In American criminology, crime and other forms of deviance have often been attributed to individuals' definitions or internalized attitudes toward deviance. In previous studies, however, empirical tests of the causal processes of learning attitudes toward deviance have been relatively rare. Moreover, studies examining the mediating effect of a person's attitudes on the relationship of both peer reactions and peer behavior to the person's deviance are even rarer. These studies also have been largely restricted to adolescent samples from the U.S.
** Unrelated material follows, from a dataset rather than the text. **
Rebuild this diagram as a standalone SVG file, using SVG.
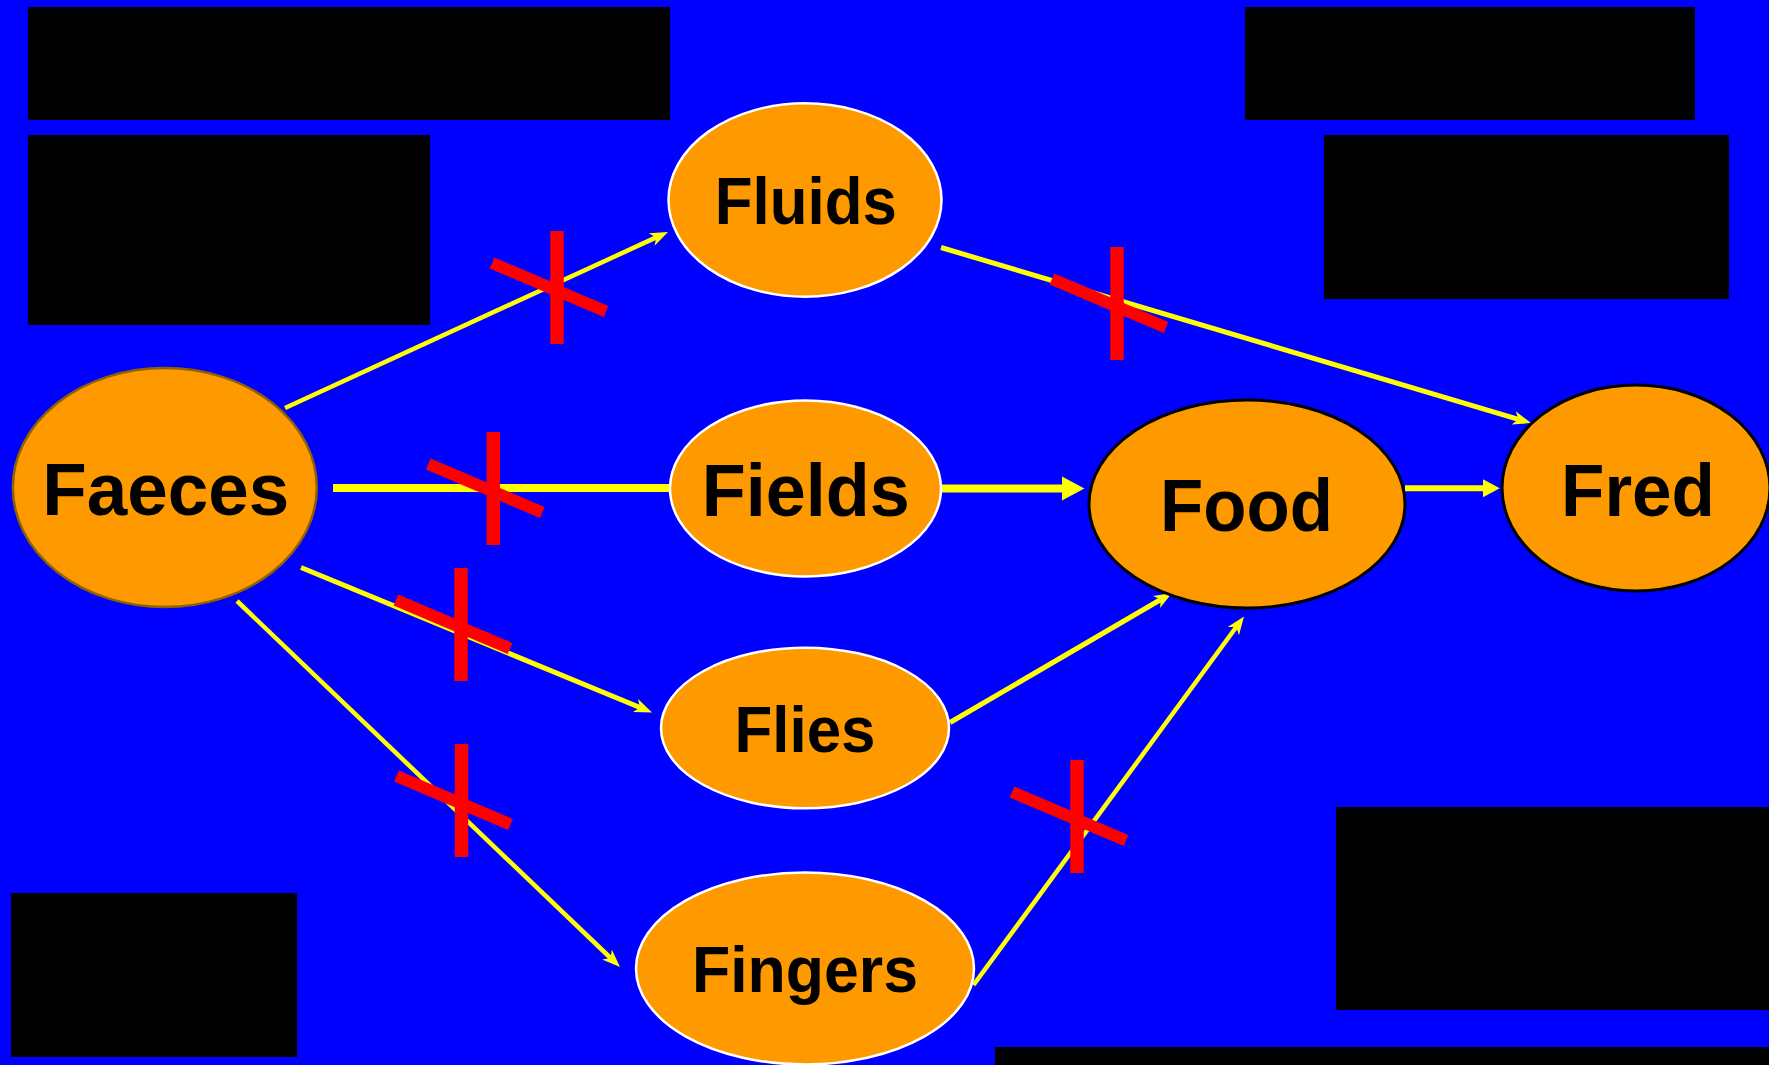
<svg xmlns="http://www.w3.org/2000/svg" xmlns:xlink="http://www.w3.org/1999/xlink" width="1769" height="1065" viewBox="0 0 1769 1065">
<style>
.bg{fill:#0000FF}
.box{fill:#000000}
.node{fill:#FF9900}
.w{stroke:#FFFFFF;stroke-width:2.5}
.k{stroke:#000000;stroke-width:3}
.b{stroke:#8F6200;stroke-width:2.5}
.lbl{font-family:"Liberation Sans",Arial,sans-serif;font-weight:bold;fill:#000000;text-anchor:middle}
.c{stroke:#FFFF00;fill:none}
.x{stroke:#FF0000;fill:none}
</style>
<defs>
<marker id="ah" viewBox="0 -8 20 16" markerWidth="20" markerHeight="16" refX="5" refY="0" orient="auto" markerUnits="userSpaceOnUse">
<path d="M0,-7 L18,0 L0,7 L5,0 z" fill="#FFFF00"/>
</marker>
<marker id="tri" viewBox="0 -2 3 4" markerWidth="3" markerHeight="4" refX="0" refY="0" orient="auto" markerUnits="strokeWidth">
<path d="M0,-1.5 L2.8,0 L0,1.5 z" fill="#FFFF00"/>
</marker>
<g id="xmark">
<path class="x" d="M0,0 V113" stroke-width="13.5"/>
<path class="x" d="M-65,32 L49,80.5" stroke-width="12"/>
</g>
</defs>
<rect class="bg" x="0" y="0" width="1769" height="1065"/>
<g id="boxes">
<rect class="box" x="28" y="7" width="642" height="113"/>
<rect class="box" x="28" y="135" width="402" height="190"/>
<rect class="box" x="1245" y="7" width="450" height="113"/>
<rect class="box" x="1324" y="135" width="405" height="164"/>
<rect class="box" x="11" y="893" width="286" height="164"/>
<rect class="box" x="1336" y="807" width="433" height="203"/>
<rect class="box" x="995" y="1047" width="774" height="18"/>
</g>
<g id="connectors">
<path class="c" d="M285,408 L656.2,237.4" stroke-width="4.5" marker-end="url(#ah)"/>
<path class="c" d="M941,247.5 L1518.5,419.3" stroke-width="5" marker-end="url(#ah)"/>
<path class="c" d="M333,488 L672,488" stroke-width="8"/>
<path class="c" d="M941,488.5 L1062,488.5" stroke-width="8" marker-end="url(#tri)"/>
<path class="c" d="M1405,488.3 L1483,488.3" stroke-width="6" marker-end="url(#tri)"/>
<path class="c" d="M301,567.5 L640,707.5" stroke-width="5" marker-end="url(#ah)"/>
<path class="c" d="M237,601 L610.6,958" stroke-width="4.5" marker-end="url(#ah)"/>
<path class="c" d="M950,722.5 L1160.8,599.5" stroke-width="5" marker-end="url(#ah)"/>
<path class="c" d="M973.5,985 L1236.3,627" stroke-width="4.5" marker-end="url(#ah)"/>
</g>
<g id="node-faeces">
<ellipse class="node b" cx="164.8" cy="487.5" rx="152" ry="119.5"/>
<text class="lbl" x="165.7" y="515" font-size="75" textLength="247" lengthAdjust="spacingAndGlyphs">Faeces</text>
</g>
<g id="node-fluids">
<ellipse class="node w" cx="805" cy="200" rx="136.5" ry="96.7"/>
<text class="lbl" x="805.8" y="224" font-size="66" textLength="182" lengthAdjust="spacingAndGlyphs">Fluids</text>
</g>
<g id="node-fields">
<ellipse class="node w" cx="805.5" cy="488.5" rx="135.5" ry="88"/>
<text class="lbl" x="805.8" y="515.7" font-size="75" textLength="208" lengthAdjust="spacingAndGlyphs">Fields</text>
</g>
<g id="node-flies">
<ellipse class="node w" cx="805" cy="728" rx="144" ry="80.3"/>
<text class="lbl" x="805" y="752" font-size="65" textLength="141" lengthAdjust="spacingAndGlyphs">Flies</text>
</g>
<g id="node-fingers">
<ellipse class="node w" cx="805" cy="968.5" rx="169" ry="96"/>
<text class="lbl" x="805" y="992" font-size="64" textLength="226" lengthAdjust="spacingAndGlyphs">Fingers</text>
</g>
<g id="node-food">
<ellipse class="node k" cx="1247" cy="504" rx="158" ry="104"/>
<text class="lbl" x="1246.5" y="531" font-size="75" textLength="173" lengthAdjust="spacingAndGlyphs">Food</text>
</g>
<g id="node-fred">
<ellipse class="node k" cx="1636" cy="488" rx="134" ry="103"/>
<text class="lbl" x="1638" y="515.5" font-size="75" textLength="154" lengthAdjust="spacingAndGlyphs">Fred</text>
</g>
<g id="crosses">
<use xlink:href="#xmark" href="#xmark" transform="translate(557,231)"/>
<use xlink:href="#xmark" href="#xmark" transform="translate(1117,247)"/>
<use xlink:href="#xmark" href="#xmark" transform="translate(493.3,432)"/>
<use xlink:href="#xmark" href="#xmark" transform="translate(461,568)"/>
<use xlink:href="#xmark" href="#xmark" transform="translate(461.5,744)"/>
<use xlink:href="#xmark" href="#xmark" transform="translate(1077,760)"/>
</g>
</svg>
The present study is the first to address hypotheses concerning the cross-cultural generalizability of differential association/social learning theory between Japan and the U.S. Specifically, we test hypotheses concerning cultural differences in the causal processes of learning attitudes toward deviance that lead to deviant behavior. Based on the literature on individualism-collectivism in the cultures of Japan and the U.S., coupled with the internal-external dimension in Tittle and Paternoster's classification of theories of deviance, we expect that, while the causal processes of learning attitudes toward deviance will be similar, the strengths of the relationships among peer reactions to deviance, peer deviance, student attitudes toward deviance, and student deviance will vary by cultural context.
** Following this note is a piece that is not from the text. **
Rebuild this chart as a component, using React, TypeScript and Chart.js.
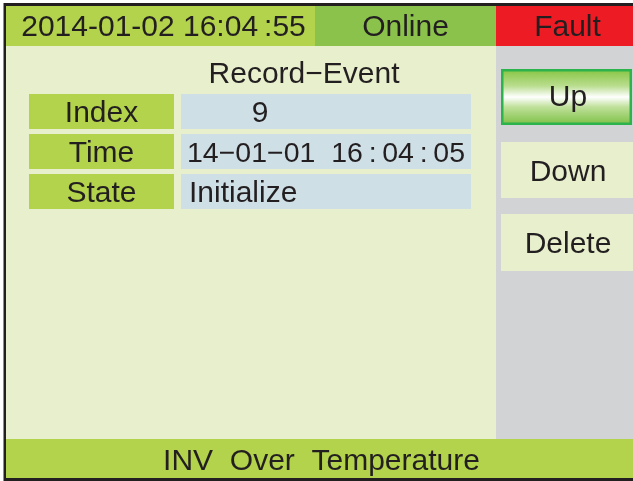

Our analyses of comparable survey data from college students in Japan (n=591) and the U.S. (n=625) generated largely supportive, but somewhat mixed, evidence for the predicted similarities and differences. In both countries, peer reactions to deviance more strongly predicted student attitudes toward deviance than did peer deviance. Moreover, peer deviance strongly predicted student deviance, while student attitudes mediated the effects of peer reactions on student deviance in both countries. Contrary to the hypotheses, peer reactions and peer deviance did not more strongly predict student attitudes in Japan than in the U.S. Additionally, peer deviance more strongly predicted student deviance in the U.S. than in Japan. In agreement with the expectations, the relation between student attitudes and student deviance was stronger in the U.S. than in Japan.
The great value of this study is that the comparable data, collected in highly similar settings in Japan and the U.S., enabled determination of the extent to which the theoretical explanations and causal relationships are generalizable across these two considerably different countries. Our results suggest that future research on the cross-cultural generalizability of American theories of deviance, whether cross-sectional or longitudinal, would benefit not only from using the same methodology that we used in this study, but also from connecting the internal-external dimension in Tittle and Paternoster's classification of theories of deviance to cultural variability in individualism-collectivism.